> Short task
Retype the opening lines of the listing below, ending with the line that contains "const imYTicks = [0, 2, 4];", and leave out any pictures.

> Given information
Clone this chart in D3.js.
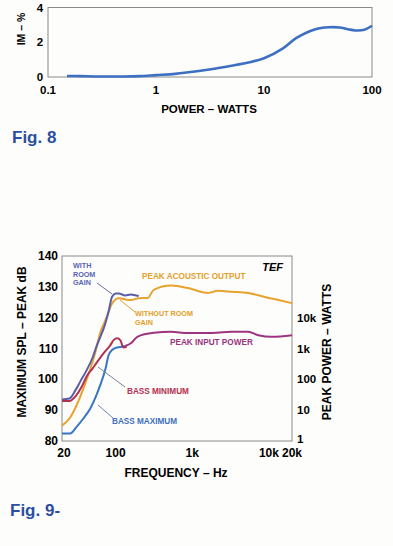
<!DOCTYPE html>
<html>
<head>
<meta charset="utf-8">
<script src="https://cdn.jsdelivr.net/npm/d3@7"></script>
<style>
  body { margin: 0; background: #fdfdfb; }
  text { font-family: "Liberation Sans", Arial, sans-serif; font-weight: bold; }
</style>
</head>
<body>
<div id="root"></div>
<script>
const width = 393;
const height = 546;

// Fig. 8 - IM distortion vs power
const imPower = [0.15, 0.2, 0.3, 0.5, 0.7, 1, 1.5, 2, 3, 5, 7, 10, 15, 20, 30, 40, 50, 60, 70, 85, 100];
const imPct   = [0.06, 0.05, 0.03, 0.03, 0.05, 0.11, 0.18, 0.27, 0.42, 0.65, 0.82, 1.08, 1.65, 2.25, 2.75, 2.86, 2.85, 2.75, 2.68, 2.72, 2.95];
const imXTicks = [0.1, 1, 10, 100];
const imYTicks = [0, 2, 4];

// Fig. 9 - maximum SPL / peak power vs frequency
const withRoomF  = [20, 25, 30, 35, 42, 50, 57, 65, 70, 81, 90, 100, 110, 134, 157, 200];
const withRoomDb = [93.5, 93.8, 96.5, 99.5, 103, 107, 111, 114.5, 116.5, 122, 126.8, 127.8, 127.8, 127.2, 127.5, 127];
const acousticF  = [20, 25, 31, 38, 47, 52, 63, 77, 90, 110, 157, 200, 262, 315, 527, 874, 1600, 2160, 3300, 5340, 10000, 13400, 20000];
const acousticDb = [85, 87.3, 91.6, 97, 103.5, 107, 115, 120.3, 124.6, 126.3, 125.7, 126.3, 126.4, 129, 130.4, 129.6, 128, 128.7, 128.4, 128, 126.4, 125.7, 124.7];
const bassMinF   = [20, 25, 30, 36, 42, 50, 57, 70, 85, 95, 105, 115, 127, 140];
const bassMinDb  = [93, 93, 94.5, 97.5, 101, 103.5, 105.5, 108.5, 111, 112.8, 113.3, 112.7, 110.3, 110.6];
const bassMaxF   = [20, 25.5, 31, 38, 47, 54, 63, 74, 81, 90, 100, 115, 134];
const bassMaxDb  = [82.4, 82.4, 84.6, 87.3, 90.6, 93.8, 98.1, 103.5, 107.8, 109.5, 110.2, 110.5, 110.8];
const inputF     = [134, 160, 192, 315, 527, 874, 1600, 3260, 5340, 7300, 10900, 20000];
const inputDb    = [110.8, 111.8, 113.8, 115.1, 115.4, 115, 115, 115.4, 115.4, 114.3, 113.8, 114.3];
const freqTicks  = [20, 100, 1000, 10000, 20000];
const freqLabels = ['20', '100', '1k', '10k', '20k'];
const dbTicks    = [80, 90, 100, 110, 120, 130, 140];
const wattTicks  = [1, 10, 100, 1000, 10000];
const wattLabels = ['1', '10', '100', '1k', '10k'];

const svg = d3.select('#root')
    .append('svg')
    .attr('width', width)
    .attr('height', height);

// ---------- Fig. 8 ----------
const x8 = d3.scaleLog().domain([0.1, 100]).range([48, 372]);
const y8 = d3.scaleLinear().domain([0, 4]).range([77, 7.5]);

svg.append('rect')
    .attr('x', x8(0.1)).attr('y', y8(4))
    .attr('width', x8(100) - x8(0.1)).attr('height', y8(0) - y8(4))
    .attr('fill', 'none').attr('stroke', '#8a8a8a').attr('stroke-width', 1);

svg.append('g').selectAll('text')
    .data(imXTicks)
    .join('text')
    .attr('x', d => x8(d))
    .attr('y', 94)
    .attr('text-anchor', 'middle')
    .attr('font-size', 11.5)
    .text(d => d);

svg.append('g').selectAll('text')
    .data(imYTicks)
    .join('text')
    .attr('x', 40)
    .attr('y', d => y8(d) + 4)
    .attr('text-anchor', 'middle')
    .attr('font-size', 11.5)
    .text(d => d);

svg.append('text')
    .attr('transform', 'translate(25,29) rotate(-90)')
    .attr('text-anchor', 'middle')
    .attr('font-size', 10.5)
    .text('IM – %');

svg.append('text')
    .attr('x', 209).attr('y', 113)
    .attr('text-anchor', 'middle')
    .attr('font-size', 11.5)
    .text('POWER – WATTS');

const line8 = d3.line()
    .x((d, i) => x8(imPower[i]))
    .y(d => y8(d))
    .curve(d3.curveCatmullRom.alpha(0.5));

svg.append('path')
    .attr('d', line8(imPct))
    .attr('fill', 'none')
    .attr('stroke', '#3d6fc2')
    .attr('stroke-width', 2.6);

svg.append('text')
    .attr('x', 12).attr('y', 143)
    .attr('font-family', '"Open Sans", sans-serif')
    .attr('font-size', 17)
    .attr('fill', '#2b4f9e')
    .text('Fig. 8');

// ---------- Fig. 9 ----------
const x9 = d3.scaleLog().domain([20, 20000]).range([62, 292]);
const y9 = d3.scaleLinear().domain([80, 140]).range([441, 256]);
const yW = d3.scaleLog().domain([1, 1e6]).range([441, 256]);

svg.append('rect')
    .attr('x', x9(20)).attr('y', y9(140))
    .attr('width', x9(20000) - x9(20)).attr('height', y9(80) - y9(140))
    .attr('fill', 'none').attr('stroke', '#8a8a8a').attr('stroke-width', 1);

svg.append('g').selectAll('text')
    .data(freqTicks)
    .join('text')
    .attr('x', (d, i) => x9(d) + (i === 0 ? 2 : 0))
    .attr('y', 457)
    .attr('text-anchor', 'middle')
    .attr('font-size', 12)
    .text((d, i) => freqLabels[i]);

svg.append('g').selectAll('text')
    .data(dbTicks)
    .join('text')
    .attr('x', 58)
    .attr('y', d => y9(d) + 4)
    .attr('text-anchor', 'end')
    .attr('font-size', 12)
    .text(d => d);

svg.append('g').selectAll('text')
    .data(wattTicks)
    .join('text')
    .attr('x', 297)
    .attr('y', (d, i) => yW(d) + (i === 0 ? 2 : 4))
    .attr('font-size', 11.5)
    .text((d, i) => wattLabels[i]);

svg.append('text')
    .attr('transform', 'translate(26,342) rotate(-90)')
    .attr('text-anchor', 'middle')
    .attr('font-size', 12)
    .text('MAXIMUM SPL – PEAK dB');

svg.append('text')
    .attr('transform', 'translate(331,352) rotate(-90)')
    .attr('text-anchor', 'middle')
    .attr('font-size', 12)
    .text('PEAK POWER – WATTS');

svg.append('text')
    .attr('x', 176).attr('y', 477)
    .attr('text-anchor', 'middle')
    .attr('font-size', 12)
    .text('FREQUENCY – Hz');

svg.append('text')
    .attr('x', 283).attr('y', 271)
    .attr('text-anchor', 'end')
    .attr('font-size', 11)
    .attr('font-style', 'italic')
    .text('TEF');

const line9 = xs => d3.line()
    .x((d, i) => x9(xs[i]))
    .y(d => y9(d))
    .curve(d3.curveMonotoneX);

const curves = [
    {f: acousticF, db: acousticDb, color: '#e9a22e'},
    {f: inputF, db: inputDb, color: '#9c3480'},
    {f: bassMaxF, db: bassMaxDb, color: '#3a74c4'},
    {f: bassMinF, db: bassMinDb, color: '#b3304e'},
    {f: withRoomF, db: withRoomDb, color: '#5a5ea6'}
];

curves.forEach(c => {
    svg.append('path')
        .attr('d', line9(c.f)(c.db))
        .attr('fill', 'none')
        .attr('stroke', c.color)
        .attr('stroke-width', 2);
});

// leader lines
const leaders = [
    {p: [[97, 283], [112, 294]], color: '#6a6ea8'},
    {p: [[135, 312], [120, 300]], color: '#d9a040'},
    {p: [[125, 387], [98, 367]], color: '#7a7f9a'},
    {p: [[113, 418], [98, 405]], color: '#6a86b8'}
];
leaders.forEach(l => {
    svg.append('path')
        .attr('d', d3.line()(l.p))
        .attr('fill', 'none')
        .attr('stroke', l.color)
        .attr('stroke-width', 1);
});

// curve labels
const labels = [
    {lines: ['WITH', 'ROOM', 'GAIN'], x: 73, y: 268, color: '#5b63b5'},
    {lines: ['PEAK ACOUSTIC OUTPUT'], x: 142, y: 279, color: '#e3a02a'},
    {lines: ['WITHOUT ROOM', 'GAIN'], x: 135, y: 316, color: '#e3a02a'},
    {lines: ['PEAK INPUT POWER'], x: 170, y: 345, color: '#9a3480'},
    {lines: ['BASS MINIMUM'], x: 127, y: 394, color: '#b3304e'},
    {lines: ['BASS MAXIMUM'], x: 112, y: 424, color: '#3f6fc0'}
];
labels.forEach(l => {
    svg.append('text')
        .attr('font-size', l.lines.length > 1 ? 7.2 : 8.2)
        .attr('fill', l.color)
        .selectAll('tspan')
        .data(l.lines)
        .join('tspan')
        .attr('x', l.x)
        .attr('y', (d, i) => l.y + i * 8.5)
        .text(d => d);
});

svg.append('text')
    .attr('x', 10).attr('y', 516)
    .attr('font-family', '"Open Sans", sans-serif')
    .attr('font-size', 17)
    .attr('fill', '#2b4f9e')
    .text('Fig. 9-');
</script>
</body>
</html>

> Answer to the problem
Clone this chart in D3.js.
<!DOCTYPE html>
<html>
<head>
<meta charset="utf-8">
<script src="https://cdn.jsdelivr.net/npm/d3@7"></script>
<style>
  body { margin: 0; background: #fdfdfb; }
  text { font-family: "Liberation Sans", Arial, sans-serif; font-weight: bold; }
</style>
</head>
<body>
<div id="root"></div>
<script>
const width = 393;
const height = 546;

// Fig. 8 - IM distortion vs power
const imPower = [0.15, 0.2, 0.3, 0.5, 0.7, 1, 1.5, 2, 3, 5, 7, 10, 15, 20, 30, 40, 50, 60, 70, 85, 100];
const imPct   = [0.06, 0.05, 0.03, 0.03, 0.05, 0.11, 0.18, 0.27, 0.42, 0.65, 0.82, 1.08, 1.65, 2.25, 2.75, 2.86, 2.85, 2.75, 2.68, 2.72, 2.95];
const imXTicks = [0.1, 1, 10, 100];
const imYTicks = [0, 2, 4];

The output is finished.